Count every line where "this" occurs. Give the total alone.

┄┄┄┄┄┄┄┄┄┄

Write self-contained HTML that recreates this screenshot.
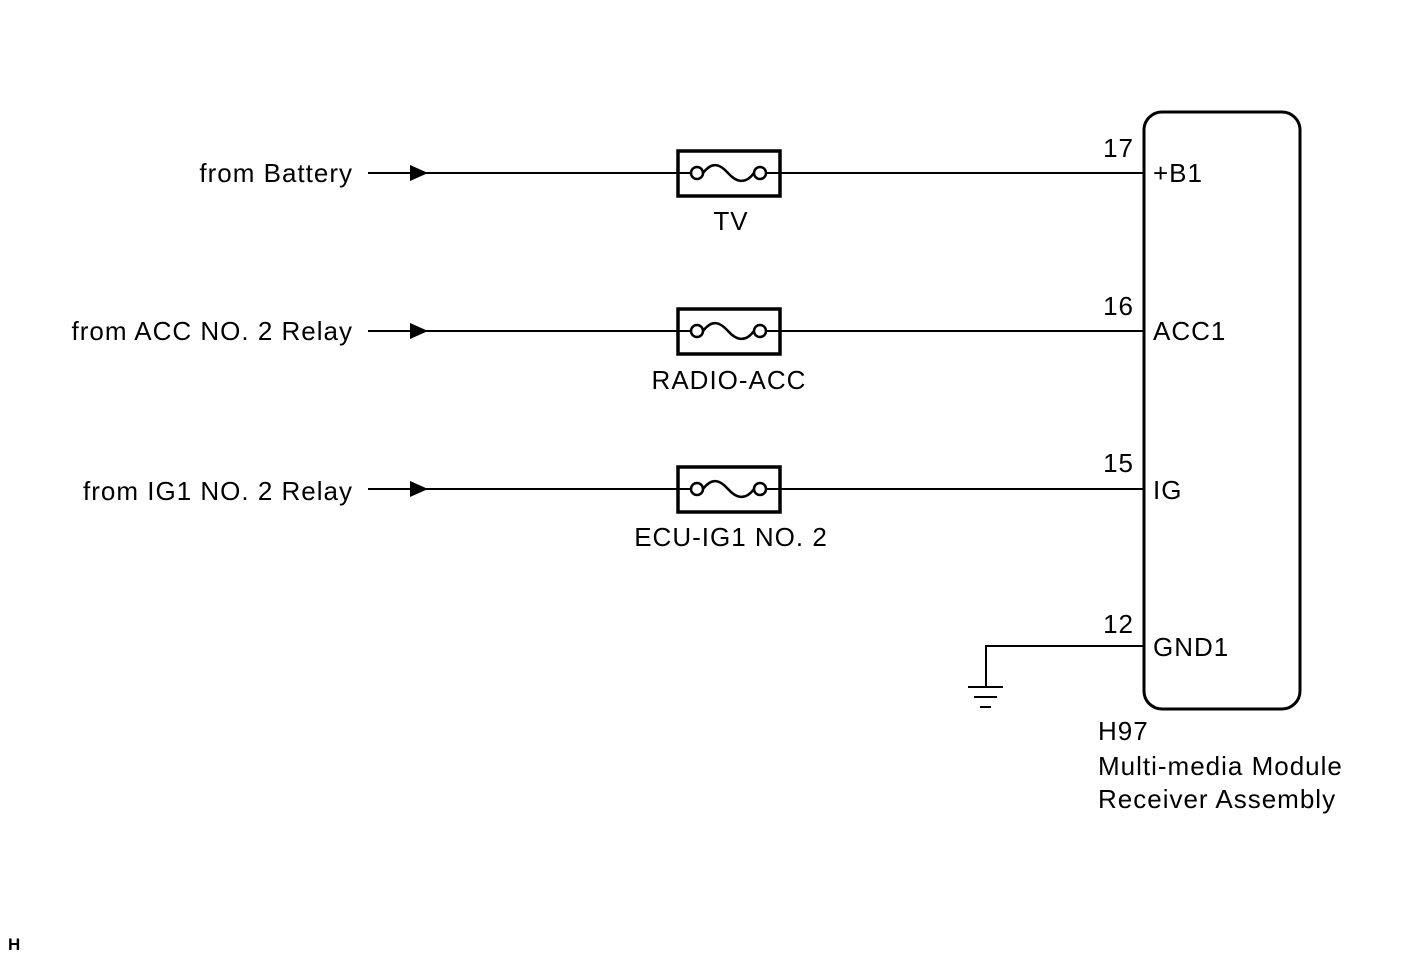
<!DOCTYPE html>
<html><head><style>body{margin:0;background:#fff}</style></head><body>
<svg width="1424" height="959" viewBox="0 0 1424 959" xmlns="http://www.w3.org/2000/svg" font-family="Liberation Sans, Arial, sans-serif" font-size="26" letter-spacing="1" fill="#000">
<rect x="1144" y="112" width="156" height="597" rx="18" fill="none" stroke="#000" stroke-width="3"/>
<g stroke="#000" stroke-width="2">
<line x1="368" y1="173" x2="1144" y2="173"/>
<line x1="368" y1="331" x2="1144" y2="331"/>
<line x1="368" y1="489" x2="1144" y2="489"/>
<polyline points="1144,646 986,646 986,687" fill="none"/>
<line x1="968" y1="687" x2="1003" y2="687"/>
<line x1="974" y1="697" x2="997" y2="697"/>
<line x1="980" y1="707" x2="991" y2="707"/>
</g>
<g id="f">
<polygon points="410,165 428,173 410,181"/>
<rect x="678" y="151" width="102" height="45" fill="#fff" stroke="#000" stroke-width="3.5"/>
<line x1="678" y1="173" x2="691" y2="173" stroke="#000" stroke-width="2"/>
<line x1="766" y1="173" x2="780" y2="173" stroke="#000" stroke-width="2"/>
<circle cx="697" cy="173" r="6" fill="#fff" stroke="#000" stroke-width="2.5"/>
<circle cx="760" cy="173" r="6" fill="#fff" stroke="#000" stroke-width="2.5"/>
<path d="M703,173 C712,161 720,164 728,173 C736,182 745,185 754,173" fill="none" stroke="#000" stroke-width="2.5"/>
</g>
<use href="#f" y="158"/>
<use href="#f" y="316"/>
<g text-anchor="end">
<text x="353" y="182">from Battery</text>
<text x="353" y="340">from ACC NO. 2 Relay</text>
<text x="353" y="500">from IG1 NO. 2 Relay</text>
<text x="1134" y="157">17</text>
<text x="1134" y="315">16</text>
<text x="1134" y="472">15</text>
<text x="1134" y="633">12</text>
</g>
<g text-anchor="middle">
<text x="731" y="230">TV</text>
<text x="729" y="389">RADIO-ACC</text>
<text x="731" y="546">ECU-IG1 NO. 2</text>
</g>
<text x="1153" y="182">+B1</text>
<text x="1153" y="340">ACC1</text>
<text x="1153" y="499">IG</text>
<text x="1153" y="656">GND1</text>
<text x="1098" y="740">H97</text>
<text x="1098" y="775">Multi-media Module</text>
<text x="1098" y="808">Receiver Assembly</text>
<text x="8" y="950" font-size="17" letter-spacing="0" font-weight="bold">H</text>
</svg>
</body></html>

┄┄┄┄┄┄┄┄┄┄

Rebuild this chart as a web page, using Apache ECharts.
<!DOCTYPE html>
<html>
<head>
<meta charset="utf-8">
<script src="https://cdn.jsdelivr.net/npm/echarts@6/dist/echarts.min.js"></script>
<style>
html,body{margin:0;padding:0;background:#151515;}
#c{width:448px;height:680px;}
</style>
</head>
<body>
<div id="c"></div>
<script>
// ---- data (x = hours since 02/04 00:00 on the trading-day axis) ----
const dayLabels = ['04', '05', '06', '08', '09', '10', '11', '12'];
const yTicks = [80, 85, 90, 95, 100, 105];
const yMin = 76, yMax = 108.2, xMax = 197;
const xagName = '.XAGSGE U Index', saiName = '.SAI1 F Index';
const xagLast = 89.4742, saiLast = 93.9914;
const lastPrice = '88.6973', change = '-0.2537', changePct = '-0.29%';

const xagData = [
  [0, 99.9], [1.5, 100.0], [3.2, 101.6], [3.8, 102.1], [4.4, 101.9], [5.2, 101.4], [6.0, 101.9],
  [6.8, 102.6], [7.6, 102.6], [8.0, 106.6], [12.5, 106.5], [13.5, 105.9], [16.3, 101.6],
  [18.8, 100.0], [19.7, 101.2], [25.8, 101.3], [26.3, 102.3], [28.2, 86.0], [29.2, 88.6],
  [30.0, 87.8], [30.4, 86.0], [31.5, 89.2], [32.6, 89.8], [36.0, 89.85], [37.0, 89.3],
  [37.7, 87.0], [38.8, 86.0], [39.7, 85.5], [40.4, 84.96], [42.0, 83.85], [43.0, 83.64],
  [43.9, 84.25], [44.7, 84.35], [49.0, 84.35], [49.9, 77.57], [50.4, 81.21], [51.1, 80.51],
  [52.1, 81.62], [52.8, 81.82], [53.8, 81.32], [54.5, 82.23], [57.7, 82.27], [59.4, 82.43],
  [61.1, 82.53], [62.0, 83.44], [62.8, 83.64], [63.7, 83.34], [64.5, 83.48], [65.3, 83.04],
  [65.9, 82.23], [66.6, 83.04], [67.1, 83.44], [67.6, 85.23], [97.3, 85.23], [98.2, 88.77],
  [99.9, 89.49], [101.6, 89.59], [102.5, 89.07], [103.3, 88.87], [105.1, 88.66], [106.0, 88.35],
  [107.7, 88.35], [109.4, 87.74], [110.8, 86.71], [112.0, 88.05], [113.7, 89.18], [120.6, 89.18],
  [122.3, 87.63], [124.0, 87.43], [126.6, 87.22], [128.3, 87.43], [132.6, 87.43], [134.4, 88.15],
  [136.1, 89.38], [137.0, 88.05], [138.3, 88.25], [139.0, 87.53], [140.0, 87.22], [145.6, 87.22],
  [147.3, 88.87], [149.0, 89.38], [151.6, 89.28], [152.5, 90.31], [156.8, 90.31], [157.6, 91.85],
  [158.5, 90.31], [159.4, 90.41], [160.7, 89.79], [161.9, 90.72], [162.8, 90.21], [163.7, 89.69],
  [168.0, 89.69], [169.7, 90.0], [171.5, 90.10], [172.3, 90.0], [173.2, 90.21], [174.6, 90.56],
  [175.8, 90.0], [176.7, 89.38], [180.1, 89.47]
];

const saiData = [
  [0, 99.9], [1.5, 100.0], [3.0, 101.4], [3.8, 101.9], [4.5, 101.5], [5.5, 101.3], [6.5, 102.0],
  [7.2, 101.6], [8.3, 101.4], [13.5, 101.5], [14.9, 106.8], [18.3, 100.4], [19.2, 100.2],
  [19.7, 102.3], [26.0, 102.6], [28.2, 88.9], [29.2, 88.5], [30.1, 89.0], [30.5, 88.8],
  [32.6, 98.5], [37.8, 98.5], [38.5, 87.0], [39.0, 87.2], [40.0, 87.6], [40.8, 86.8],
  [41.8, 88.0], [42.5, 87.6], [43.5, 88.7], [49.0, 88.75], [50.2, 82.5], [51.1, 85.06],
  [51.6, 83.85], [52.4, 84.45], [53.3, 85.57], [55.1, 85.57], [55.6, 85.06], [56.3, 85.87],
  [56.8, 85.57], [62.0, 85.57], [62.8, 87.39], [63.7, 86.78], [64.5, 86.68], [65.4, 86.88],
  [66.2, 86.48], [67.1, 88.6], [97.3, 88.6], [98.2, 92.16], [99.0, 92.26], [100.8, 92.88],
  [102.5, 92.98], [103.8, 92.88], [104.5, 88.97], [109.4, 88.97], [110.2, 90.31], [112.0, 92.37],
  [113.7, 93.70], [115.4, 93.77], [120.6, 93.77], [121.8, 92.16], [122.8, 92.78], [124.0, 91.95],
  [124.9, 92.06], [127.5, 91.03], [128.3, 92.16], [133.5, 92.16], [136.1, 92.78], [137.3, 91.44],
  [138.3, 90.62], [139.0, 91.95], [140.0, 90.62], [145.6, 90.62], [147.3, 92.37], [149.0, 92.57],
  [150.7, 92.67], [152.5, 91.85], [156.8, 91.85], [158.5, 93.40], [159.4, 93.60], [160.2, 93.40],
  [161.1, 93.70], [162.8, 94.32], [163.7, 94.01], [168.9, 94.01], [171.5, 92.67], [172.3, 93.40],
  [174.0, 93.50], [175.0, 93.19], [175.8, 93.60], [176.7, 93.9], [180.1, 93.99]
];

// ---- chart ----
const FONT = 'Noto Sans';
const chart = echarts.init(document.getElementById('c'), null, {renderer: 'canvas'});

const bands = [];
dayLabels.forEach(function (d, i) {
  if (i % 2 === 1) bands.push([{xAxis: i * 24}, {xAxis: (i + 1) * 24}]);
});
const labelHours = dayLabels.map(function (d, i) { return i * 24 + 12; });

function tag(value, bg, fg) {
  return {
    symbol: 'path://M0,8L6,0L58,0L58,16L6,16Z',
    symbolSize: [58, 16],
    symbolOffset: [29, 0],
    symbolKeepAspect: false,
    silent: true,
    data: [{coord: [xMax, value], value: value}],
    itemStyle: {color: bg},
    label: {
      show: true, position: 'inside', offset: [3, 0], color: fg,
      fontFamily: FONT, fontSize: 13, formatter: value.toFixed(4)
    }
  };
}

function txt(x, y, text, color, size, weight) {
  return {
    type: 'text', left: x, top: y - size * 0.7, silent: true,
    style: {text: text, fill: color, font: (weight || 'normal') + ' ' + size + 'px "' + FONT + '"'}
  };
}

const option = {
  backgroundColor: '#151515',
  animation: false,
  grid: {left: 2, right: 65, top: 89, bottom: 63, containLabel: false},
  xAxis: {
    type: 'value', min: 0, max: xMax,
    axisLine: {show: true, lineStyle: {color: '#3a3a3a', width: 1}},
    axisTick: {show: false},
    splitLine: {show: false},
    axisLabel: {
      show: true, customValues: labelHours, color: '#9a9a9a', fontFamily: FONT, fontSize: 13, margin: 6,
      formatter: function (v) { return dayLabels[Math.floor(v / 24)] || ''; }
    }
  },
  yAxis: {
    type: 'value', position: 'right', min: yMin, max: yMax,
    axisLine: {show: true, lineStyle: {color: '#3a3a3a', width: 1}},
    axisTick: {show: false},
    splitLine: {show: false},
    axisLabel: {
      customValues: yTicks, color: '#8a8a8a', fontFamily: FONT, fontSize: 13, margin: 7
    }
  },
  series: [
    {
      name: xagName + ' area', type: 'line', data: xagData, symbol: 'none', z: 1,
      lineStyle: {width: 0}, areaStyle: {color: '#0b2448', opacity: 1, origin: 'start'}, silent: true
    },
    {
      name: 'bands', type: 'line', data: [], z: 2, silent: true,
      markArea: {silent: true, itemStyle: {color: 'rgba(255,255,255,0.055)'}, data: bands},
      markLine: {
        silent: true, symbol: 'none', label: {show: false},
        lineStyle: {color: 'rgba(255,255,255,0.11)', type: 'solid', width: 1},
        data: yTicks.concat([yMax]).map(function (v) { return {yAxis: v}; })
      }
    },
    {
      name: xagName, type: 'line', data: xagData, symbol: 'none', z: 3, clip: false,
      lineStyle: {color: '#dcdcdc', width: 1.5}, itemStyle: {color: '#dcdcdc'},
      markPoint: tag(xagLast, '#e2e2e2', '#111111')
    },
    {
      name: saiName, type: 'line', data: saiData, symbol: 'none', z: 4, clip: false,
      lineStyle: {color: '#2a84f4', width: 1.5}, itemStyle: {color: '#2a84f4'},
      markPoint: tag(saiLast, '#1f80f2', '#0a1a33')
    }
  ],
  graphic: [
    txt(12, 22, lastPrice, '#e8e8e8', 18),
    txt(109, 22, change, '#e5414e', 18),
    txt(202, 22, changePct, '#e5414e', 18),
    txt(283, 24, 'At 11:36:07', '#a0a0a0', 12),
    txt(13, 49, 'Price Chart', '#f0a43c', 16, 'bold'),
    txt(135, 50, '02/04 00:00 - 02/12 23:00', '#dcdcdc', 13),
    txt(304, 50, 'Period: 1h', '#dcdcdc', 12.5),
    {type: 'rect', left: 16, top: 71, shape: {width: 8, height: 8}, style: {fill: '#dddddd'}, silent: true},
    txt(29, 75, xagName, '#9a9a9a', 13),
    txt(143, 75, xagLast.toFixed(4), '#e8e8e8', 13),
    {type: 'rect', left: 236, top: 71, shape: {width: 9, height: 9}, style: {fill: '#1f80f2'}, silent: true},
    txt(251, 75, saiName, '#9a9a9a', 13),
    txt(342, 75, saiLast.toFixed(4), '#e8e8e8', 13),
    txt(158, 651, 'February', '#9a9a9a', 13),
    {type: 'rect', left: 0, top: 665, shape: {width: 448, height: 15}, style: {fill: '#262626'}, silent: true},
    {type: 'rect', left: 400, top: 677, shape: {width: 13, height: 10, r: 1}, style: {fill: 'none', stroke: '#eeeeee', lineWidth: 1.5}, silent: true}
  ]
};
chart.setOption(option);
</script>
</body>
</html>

┄┄┄┄┄┄┄┄┄┄

◆ **THE RESPONSE**: 2